■ Your objective
Among the entries below, find the lines with "script" and copy them.

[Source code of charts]
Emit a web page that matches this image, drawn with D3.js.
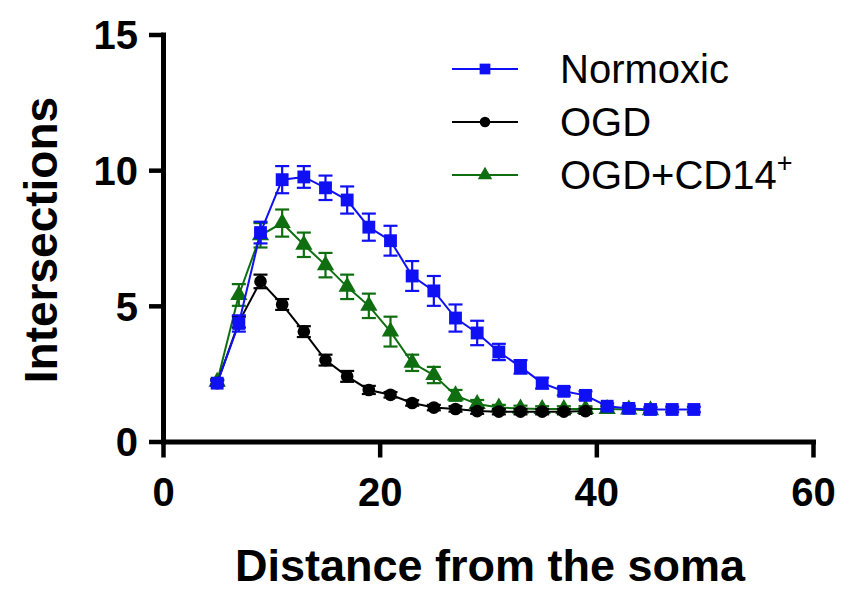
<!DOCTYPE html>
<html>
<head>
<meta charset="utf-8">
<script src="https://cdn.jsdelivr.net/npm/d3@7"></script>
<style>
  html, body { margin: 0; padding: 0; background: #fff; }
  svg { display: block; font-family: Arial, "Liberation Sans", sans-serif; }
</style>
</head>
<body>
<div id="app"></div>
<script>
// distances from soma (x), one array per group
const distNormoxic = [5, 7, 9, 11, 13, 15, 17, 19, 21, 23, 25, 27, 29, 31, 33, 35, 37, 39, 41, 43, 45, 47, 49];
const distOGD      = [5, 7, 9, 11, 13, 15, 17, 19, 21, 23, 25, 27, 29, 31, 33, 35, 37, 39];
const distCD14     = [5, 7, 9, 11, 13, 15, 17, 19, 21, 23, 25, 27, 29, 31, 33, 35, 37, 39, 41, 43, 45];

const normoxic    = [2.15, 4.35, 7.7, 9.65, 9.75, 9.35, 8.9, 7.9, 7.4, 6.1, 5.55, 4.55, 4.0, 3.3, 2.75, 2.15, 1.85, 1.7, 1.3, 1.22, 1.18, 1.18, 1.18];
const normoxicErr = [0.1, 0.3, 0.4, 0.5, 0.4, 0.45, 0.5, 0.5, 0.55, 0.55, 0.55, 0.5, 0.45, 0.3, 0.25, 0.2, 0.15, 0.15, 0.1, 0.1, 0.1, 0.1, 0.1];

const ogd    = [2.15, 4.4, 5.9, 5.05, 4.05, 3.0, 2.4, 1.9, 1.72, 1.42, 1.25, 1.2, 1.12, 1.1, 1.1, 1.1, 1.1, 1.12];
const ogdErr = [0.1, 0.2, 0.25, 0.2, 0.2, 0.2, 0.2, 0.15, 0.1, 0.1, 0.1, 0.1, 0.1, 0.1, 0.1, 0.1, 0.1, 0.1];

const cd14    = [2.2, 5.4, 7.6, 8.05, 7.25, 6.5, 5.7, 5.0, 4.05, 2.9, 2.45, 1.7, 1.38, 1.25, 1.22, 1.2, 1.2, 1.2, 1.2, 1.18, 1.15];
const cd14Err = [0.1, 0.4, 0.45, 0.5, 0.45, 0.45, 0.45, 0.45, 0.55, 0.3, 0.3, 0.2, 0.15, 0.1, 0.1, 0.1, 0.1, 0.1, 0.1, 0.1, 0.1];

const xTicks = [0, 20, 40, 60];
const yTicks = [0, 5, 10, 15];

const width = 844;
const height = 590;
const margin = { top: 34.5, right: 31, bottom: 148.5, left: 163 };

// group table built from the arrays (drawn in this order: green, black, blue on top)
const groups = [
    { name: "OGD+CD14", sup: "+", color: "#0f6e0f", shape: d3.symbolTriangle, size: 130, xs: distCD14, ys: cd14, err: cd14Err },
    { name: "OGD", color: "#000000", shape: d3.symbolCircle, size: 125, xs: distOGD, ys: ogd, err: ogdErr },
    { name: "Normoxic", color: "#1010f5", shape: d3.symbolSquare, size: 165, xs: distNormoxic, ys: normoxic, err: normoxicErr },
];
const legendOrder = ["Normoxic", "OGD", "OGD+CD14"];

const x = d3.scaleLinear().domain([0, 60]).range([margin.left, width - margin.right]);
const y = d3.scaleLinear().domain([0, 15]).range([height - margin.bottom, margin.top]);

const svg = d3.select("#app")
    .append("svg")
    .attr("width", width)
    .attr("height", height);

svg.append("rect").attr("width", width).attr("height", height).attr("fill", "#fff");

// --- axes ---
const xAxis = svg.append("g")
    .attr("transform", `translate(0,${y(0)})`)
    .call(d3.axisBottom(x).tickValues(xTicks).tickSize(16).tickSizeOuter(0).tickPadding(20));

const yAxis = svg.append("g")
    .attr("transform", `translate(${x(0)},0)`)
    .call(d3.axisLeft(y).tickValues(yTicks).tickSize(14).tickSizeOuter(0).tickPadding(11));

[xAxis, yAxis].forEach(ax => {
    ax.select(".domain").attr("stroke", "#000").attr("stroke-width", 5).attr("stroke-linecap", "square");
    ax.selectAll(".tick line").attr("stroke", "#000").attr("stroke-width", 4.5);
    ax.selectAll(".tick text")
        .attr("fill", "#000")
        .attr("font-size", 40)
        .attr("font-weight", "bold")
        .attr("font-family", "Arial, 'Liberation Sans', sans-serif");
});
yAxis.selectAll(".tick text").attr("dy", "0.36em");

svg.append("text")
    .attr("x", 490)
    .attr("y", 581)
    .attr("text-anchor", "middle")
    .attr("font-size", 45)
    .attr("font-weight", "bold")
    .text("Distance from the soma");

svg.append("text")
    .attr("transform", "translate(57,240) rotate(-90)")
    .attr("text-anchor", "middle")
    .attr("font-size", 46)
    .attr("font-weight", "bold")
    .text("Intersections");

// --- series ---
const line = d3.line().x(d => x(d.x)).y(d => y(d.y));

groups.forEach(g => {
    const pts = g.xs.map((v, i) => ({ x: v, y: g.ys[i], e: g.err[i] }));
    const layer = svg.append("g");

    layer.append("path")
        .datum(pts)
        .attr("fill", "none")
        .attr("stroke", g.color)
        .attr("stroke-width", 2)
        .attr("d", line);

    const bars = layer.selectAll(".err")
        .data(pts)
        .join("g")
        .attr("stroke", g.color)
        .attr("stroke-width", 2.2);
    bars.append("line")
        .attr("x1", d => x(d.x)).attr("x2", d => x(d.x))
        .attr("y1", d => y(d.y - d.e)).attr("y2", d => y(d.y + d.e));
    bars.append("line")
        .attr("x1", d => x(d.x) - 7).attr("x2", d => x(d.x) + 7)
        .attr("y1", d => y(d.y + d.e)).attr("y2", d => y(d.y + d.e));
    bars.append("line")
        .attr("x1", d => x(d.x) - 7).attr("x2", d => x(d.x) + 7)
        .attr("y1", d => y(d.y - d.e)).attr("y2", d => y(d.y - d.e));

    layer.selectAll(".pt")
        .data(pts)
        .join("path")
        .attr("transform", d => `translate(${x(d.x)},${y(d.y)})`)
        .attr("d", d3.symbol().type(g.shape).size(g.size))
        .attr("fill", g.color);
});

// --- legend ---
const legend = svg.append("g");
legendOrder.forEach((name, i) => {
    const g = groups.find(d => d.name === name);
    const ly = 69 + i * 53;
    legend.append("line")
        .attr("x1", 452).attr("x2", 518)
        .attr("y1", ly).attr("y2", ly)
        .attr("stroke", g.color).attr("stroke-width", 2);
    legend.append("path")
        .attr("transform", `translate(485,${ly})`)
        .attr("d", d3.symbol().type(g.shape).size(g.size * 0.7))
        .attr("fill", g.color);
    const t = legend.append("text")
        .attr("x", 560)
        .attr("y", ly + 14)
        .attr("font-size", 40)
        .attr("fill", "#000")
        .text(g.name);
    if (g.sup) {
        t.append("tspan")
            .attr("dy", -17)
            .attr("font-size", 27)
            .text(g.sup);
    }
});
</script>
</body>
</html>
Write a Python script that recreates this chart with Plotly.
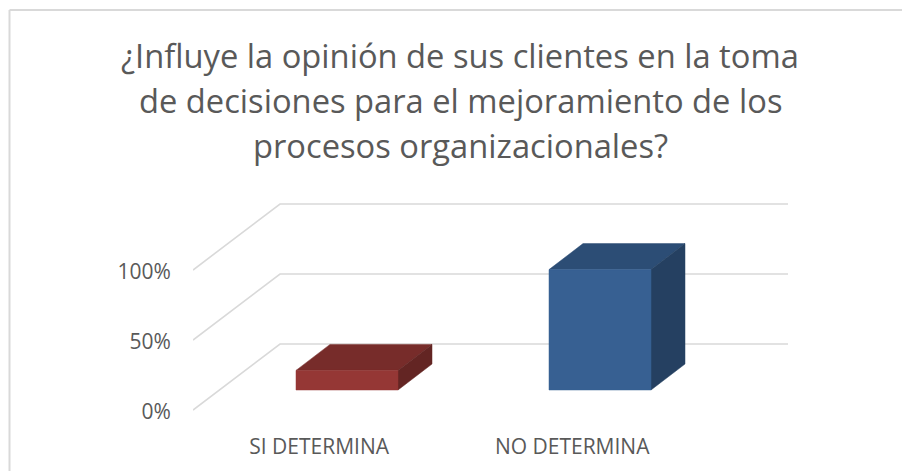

■ Finished answer
<script src="https://cdn.jsdelivr.net/npm/d3@7"></script>
<script>
</script>
Write a Python script that recreates this chart with Plotly.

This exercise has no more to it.